Reviewed & Written By: Ronald Grant
Say what you will about Game as an artist, an emcee and a public figure: that he’s not authentic, that he relies far too heavily on past beefs, glories and Hip Hop brand name recognition, or that he’s too much of a hood reality TV star to drop music that’s still relevant. But one thing that’s undeniable is that the man knows the recipe for making superior mix tapes in the social media/everyone-gets-their-15-minutes-of-fame era that Hip Hop is currently in.
It was true with last year’s California Republic, and it continues with O.K.E. (Operation Kill Everything). The thing about Game’s mixtapes, especially, are that they always seem to be chock full of overtly ratchet head-nodders that revel in the purposefully “hoodriffic.” Yet Jayceon Taylor always seems to find a way to make it work.
“Pour Up (Remix)” and “TD” are two prime examples, where Game uses the assistance of Jeezy and Clyde Carson on the former and Problem on the latter to create soundscapes thick with classic California swagger and speaker-knocking production that props up lyrics by Game and his cohorts, perfectly appealing to his severely-loyal core fan base.

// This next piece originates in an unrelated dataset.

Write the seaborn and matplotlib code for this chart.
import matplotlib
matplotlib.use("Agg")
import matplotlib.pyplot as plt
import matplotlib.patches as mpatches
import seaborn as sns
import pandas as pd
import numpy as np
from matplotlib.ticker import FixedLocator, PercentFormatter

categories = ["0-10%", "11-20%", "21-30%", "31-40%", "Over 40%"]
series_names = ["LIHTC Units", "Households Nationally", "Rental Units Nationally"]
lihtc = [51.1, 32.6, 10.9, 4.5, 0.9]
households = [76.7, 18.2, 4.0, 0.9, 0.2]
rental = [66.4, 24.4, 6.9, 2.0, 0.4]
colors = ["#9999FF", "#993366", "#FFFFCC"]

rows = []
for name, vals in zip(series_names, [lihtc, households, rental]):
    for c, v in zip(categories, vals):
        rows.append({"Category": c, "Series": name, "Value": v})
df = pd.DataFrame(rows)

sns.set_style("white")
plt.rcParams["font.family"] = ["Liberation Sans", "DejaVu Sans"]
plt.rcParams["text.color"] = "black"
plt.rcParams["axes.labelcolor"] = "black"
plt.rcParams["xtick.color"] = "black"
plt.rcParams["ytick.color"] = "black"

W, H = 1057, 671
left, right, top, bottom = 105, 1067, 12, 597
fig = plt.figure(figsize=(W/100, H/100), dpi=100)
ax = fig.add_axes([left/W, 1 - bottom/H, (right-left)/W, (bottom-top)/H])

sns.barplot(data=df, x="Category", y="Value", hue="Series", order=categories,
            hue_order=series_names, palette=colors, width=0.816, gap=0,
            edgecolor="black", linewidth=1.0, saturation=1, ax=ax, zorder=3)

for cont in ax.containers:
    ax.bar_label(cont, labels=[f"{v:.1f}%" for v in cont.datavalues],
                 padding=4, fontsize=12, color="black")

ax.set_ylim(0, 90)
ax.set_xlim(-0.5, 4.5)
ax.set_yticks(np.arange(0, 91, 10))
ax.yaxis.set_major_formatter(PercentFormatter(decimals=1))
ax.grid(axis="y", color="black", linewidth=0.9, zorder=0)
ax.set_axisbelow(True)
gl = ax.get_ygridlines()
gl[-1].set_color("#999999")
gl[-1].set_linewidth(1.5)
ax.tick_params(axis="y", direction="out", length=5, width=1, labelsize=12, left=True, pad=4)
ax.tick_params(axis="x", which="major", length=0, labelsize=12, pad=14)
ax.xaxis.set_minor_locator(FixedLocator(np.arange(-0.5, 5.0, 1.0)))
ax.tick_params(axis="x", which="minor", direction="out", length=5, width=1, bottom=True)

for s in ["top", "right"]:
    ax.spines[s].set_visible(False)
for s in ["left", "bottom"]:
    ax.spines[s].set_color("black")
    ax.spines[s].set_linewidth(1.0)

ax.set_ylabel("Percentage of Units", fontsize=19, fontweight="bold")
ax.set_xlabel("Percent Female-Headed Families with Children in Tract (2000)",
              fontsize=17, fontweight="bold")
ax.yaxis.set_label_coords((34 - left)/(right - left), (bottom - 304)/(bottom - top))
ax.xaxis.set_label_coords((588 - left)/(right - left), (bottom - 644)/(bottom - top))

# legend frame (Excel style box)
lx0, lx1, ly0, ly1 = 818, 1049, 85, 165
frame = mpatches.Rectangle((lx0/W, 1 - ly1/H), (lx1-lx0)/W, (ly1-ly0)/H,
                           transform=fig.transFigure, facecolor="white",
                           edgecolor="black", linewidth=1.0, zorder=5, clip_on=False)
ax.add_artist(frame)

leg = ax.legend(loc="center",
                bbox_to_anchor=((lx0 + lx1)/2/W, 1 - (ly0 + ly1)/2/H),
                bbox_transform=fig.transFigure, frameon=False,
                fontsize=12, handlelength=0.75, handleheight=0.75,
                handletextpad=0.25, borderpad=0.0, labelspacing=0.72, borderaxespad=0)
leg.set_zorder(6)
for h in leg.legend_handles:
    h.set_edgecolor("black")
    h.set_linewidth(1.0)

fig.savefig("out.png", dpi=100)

“Same Hoes” featuring Nipsey Hussle, dripping with machismo and chauvinism, is a blatant knockoff/ode-to Tupac’s “All About U” but is also it’s own tune, with both emcees displaying their undying love for all things West Coast Hip Hop. The scant but poignant “Five” with Chris Brown and Lil Wayne allows Game to make the most out of his star-studded guest list and recent signing to Cash Money Records, and also finds him spitting some of the sharpest and most emotional lyrics of his career. While his albums are never anything to sneeze at, Game always seems to save many of his best nuggets for his independent projects.
Even more interesting about O.K.E. is that Game gets more experimental than he’s ever been on his beat selections and overall musical composition, especially on the futuristic yet 80’s-inspired sound of “In The City” with Fred Da Godson, the impassioned soulfulness found on “Oh Lord” and “Compton” with Stat Quo, the trap-laden pounding drums of “Super Throwed” with the resurgent Juicy J, and the dubstep-riddled, almost extraterrestrial-sounding “Astronaut Pussy”. The track is curiously coupled with a certain wispy ghostliness found on “Welcome To California”, and Too $hort, Schoolboy Q, Skeme and Stacey Barth all work to make it a more-than-memorable two-part song.
Of course, Game also continues on with his signature Hip Hop and black pop culture name drops (Jay Z, E-40, Kendrick Lamar, Lil Boosie, Floyd Mayweather, Karrueche, Usher, etc.), which at this point is to be expected. But beyond that one crutch he continues to lean on, Game creates a stellar mixtape that’s a curious combination of the exploratory, the vulnerable, the ratchet and the lyrical, pushing O.K.E. into new musical frontiers while still allowing him to sound as dedicated to the West Coast as he ever has.